Transcribe every line exactly and omit anything that is a picture.
_ _ _
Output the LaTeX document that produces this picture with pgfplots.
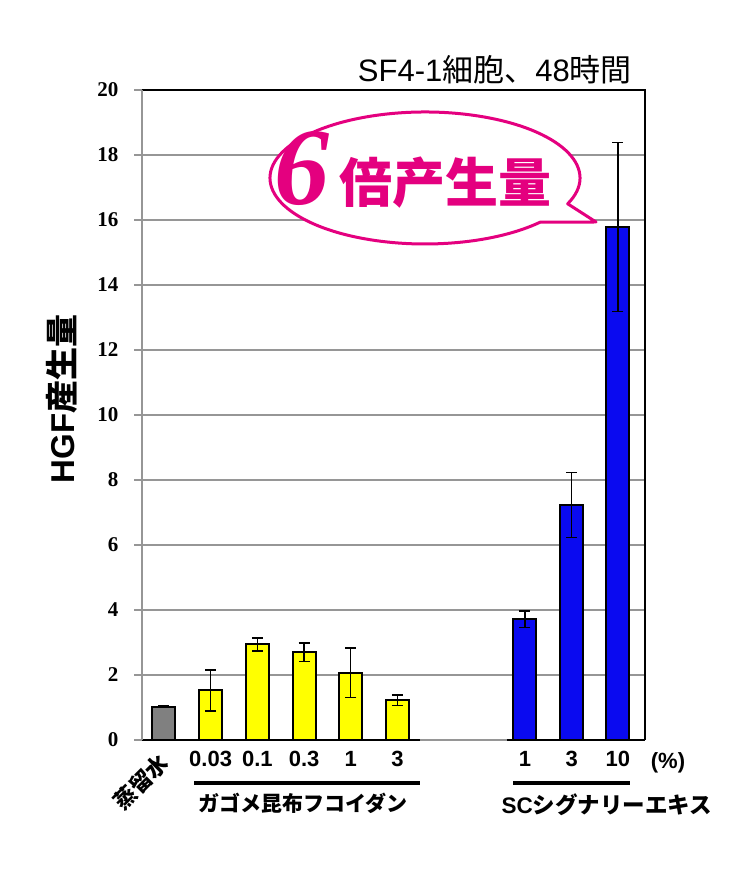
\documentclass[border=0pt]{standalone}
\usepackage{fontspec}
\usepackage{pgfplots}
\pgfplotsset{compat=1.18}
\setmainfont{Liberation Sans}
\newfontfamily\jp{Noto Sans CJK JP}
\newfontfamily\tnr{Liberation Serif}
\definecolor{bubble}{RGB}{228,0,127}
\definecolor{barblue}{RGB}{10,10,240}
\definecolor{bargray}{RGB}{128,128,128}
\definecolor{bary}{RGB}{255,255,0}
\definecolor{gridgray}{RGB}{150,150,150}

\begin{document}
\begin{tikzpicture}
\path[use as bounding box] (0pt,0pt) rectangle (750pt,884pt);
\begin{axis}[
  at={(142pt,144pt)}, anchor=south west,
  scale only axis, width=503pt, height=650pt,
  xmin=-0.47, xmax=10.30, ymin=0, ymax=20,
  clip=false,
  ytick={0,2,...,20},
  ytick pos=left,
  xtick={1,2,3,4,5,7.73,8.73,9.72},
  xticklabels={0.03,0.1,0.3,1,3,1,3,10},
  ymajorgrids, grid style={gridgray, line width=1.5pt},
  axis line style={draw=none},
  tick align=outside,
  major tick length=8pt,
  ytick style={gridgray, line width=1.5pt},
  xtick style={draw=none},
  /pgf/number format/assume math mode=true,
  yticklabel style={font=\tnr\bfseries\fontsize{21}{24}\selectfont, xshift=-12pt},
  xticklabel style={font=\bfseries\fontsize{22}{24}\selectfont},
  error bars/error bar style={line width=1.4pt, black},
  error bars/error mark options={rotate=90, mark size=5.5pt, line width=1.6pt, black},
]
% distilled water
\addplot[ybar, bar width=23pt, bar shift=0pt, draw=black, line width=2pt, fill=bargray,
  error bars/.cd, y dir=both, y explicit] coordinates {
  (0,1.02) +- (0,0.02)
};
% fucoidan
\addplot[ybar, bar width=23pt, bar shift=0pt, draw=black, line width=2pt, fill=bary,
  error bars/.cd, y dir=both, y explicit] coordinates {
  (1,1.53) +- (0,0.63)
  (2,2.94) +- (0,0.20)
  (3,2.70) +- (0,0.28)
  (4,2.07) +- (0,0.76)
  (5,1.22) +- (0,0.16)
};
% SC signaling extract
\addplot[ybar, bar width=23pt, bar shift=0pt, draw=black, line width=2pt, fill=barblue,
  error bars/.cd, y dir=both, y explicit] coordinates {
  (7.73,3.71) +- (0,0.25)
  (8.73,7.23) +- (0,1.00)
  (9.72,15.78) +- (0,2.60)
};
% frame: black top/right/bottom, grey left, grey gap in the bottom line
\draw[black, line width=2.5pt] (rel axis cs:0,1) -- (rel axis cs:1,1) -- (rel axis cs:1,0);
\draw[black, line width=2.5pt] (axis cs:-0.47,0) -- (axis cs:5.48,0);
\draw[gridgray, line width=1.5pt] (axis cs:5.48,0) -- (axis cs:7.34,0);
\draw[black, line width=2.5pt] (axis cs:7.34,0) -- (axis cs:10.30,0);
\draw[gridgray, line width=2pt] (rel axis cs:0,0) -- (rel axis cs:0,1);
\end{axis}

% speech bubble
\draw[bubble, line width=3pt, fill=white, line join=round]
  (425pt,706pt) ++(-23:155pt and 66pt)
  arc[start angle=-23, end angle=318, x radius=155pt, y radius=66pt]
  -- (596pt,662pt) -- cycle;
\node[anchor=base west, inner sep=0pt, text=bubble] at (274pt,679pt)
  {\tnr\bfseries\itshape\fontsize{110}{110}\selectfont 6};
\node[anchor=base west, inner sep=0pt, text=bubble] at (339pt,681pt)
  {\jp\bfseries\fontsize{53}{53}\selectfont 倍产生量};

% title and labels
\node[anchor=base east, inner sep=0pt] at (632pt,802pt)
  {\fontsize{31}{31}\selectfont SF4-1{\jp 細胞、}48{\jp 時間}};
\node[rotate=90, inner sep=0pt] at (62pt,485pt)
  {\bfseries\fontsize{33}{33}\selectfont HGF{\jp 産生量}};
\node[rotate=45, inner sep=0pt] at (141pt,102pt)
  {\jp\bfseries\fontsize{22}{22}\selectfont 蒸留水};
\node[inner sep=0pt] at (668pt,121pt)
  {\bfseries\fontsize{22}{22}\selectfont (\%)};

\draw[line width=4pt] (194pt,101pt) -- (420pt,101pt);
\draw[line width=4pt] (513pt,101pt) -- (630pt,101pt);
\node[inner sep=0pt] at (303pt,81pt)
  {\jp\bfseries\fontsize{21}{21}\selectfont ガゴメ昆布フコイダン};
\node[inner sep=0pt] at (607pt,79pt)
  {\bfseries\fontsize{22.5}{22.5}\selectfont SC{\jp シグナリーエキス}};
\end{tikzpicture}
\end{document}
_ _ _
_FINAL RESULT_
Output the LaTeX document that produces this picture with pgfplots.
\documentclass[border=0pt]{standalone}
\usepackage{fontspec}
\usepackage{pgfplots}
\pgfplotsset{compat=1.18}
\setmainfont{Liberation Sans}
\newfontfamily\jp{Noto Sans CJK JP}
\newfontfamily\tnr{Liberation Serif}
\definecolor{bubble}{RGB}{228,0,127}
\definecolor{barblue}{RGB}{10,10,240}
\definecolor{bargray}{RGB}{128,128,128}
\definecolor{bary}{RGB}{255,255,0}
\definecolor{gridgray}{RGB}{150,150,150}

\begin{document}
\begin{tikzpicture}
\path[use as bounding box] (0pt,0pt) rectangle (750pt,884pt);
\begin{axis}[
  at={(142pt,144pt)}, anchor=south west,
  scale only axis, width=503pt, height=650pt,
  xmin=-0.47, xmax=10.30, ymin=0, ymax=20,
  clip=false,
  ytick={0,2,...,20},
  ytick pos=left,
  xtick={1,2,3,4,5,7.73,8.73,9.72},
  xticklabels={0.03,0.1,0.3,1,3,1,3,10},
  ymajorgrids, grid style={gridgray, line width=1.5pt},
  axis line style={draw=none},
  tick align=outside,
  major tick length=8pt,
  ytick style={gridgray, line width=1.5pt},
  xtick style={draw=none},
  /pgf/number format/assume math mode=true,
  yticklabel style={font=\tnr\bfseries\fontsize{21}{24}\selectfont, xshift=-12pt},
  xticklabel style={font=\bfseries\fontsize{22}{24}\selectfont},
  error bars/error bar style={line width=1.4pt, black},
  error bars/error mark options={rotate=90, mark size=5.5pt, line width=1.6pt, black},
]
% distilled water
\addplot[ybar, bar width=23pt, bar shift=0pt, draw=black, line width=2pt, fill=bargray,
  error bars/.cd, y dir=both, y explicit] coordinates {
  (0,1.02) +- (0,0.02)
};
% fucoidan
\addplot[ybar, bar width=23pt, bar shift=0pt, draw=black, line width=2pt, fill=bary,
  error bars/.cd, y dir=both, y explicit] coordinates {
  (1,1.53) +- (0,0.63)
  (2,2.94) +- (0,0.20)
  (3,2.70) +- (0,0.28)
  (4,2.07) +- (0,0.76)
  (5,1.22) +- (0,0.16)
};
% SC signaling extract
\addplot[ybar, bar width=23pt, bar shift=0pt, draw=black, line width=2pt, fill=barblue,
  error bars/.cd, y dir=both, y explicit] coordinates {
  (7.73,3.71) +- (0,0.25)
  (8.73,7.23) +- (0,1.00)
  (9.72,15.78) +- (0,2.60)
};
% frame: black top/right/bottom, grey left, grey gap in the bottom line
\draw[black, line width=2.5pt] (rel axis cs:0,1) -- (rel axis cs:1,1) -- (rel axis cs:1,0);
\draw[black, line width=2.5pt] (axis cs:-0.47,0) -- (axis cs:5.48,0);
\draw[gridgray, line width=1.5pt] (axis cs:5.48,0) -- (axis cs:7.34,0);
\draw[black, line width=2.5pt] (axis cs:7.34,0) -- (axis cs:10.30,0);
\draw[gridgray, line width=2pt] (rel axis cs:0,0) -- (rel axis cs:0,1);
\end{axis}

% speech bubble
\draw[bubble, line width=3pt, fill=white, line join=round]
  (425pt,706pt) ++(-23:155pt and 66pt)
  arc[start angle=-23, end angle=318, x radius=155pt, y radius=66pt]
  -- (596pt,662pt) -- cycle;
\node[anchor=base west, inner sep=0pt, text=bubble] at (274pt,679pt)
  {\tnr\bfseries\itshape\fontsize{110}{110}\selectfont 6};
\node[anchor=base west, inner sep=0pt, text=bubble] at (339pt,681pt)
  {\jp\bfseries\fontsize{53}{53}\selectfont 倍产生量};

% title and labels
\node[anchor=base east, inner sep=0pt] at (632pt,802pt)
  {\fontsize{31}{31}\selectfont SF4-1{\jp 細胞、}48{\jp 時間}};
\node[rotate=90, inner sep=0pt] at (62pt,485pt)
  {\bfseries\fontsize{33}{33}\selectfont HGF{\jp 産生量}};
\node[rotate=45, inner sep=0pt] at (141pt,102pt)
  {\jp\bfseries\fontsize{22}{22}\selectfont 蒸留水};
\node[inner sep=0pt] at (668pt,121pt)
  {\bfseries\fontsize{22}{22}\selectfont (\%)};

\draw[line width=4pt] (194pt,101pt) -- (420pt,101pt);
\draw[line width=4pt] (513pt,101pt) -- (630pt,101pt);
\node[inner sep=0pt] at (303pt,81pt)
  {\jp\bfseries\fontsize{21}{21}\selectfont ガゴメ昆布フコイダン};
\node[inner sep=0pt] at (607pt,79pt)
  {\bfseries\fontsize{22.5}{22.5}\selectfont SC{\jp シグナリーエキス}};
\end{tikzpicture}
\end{document}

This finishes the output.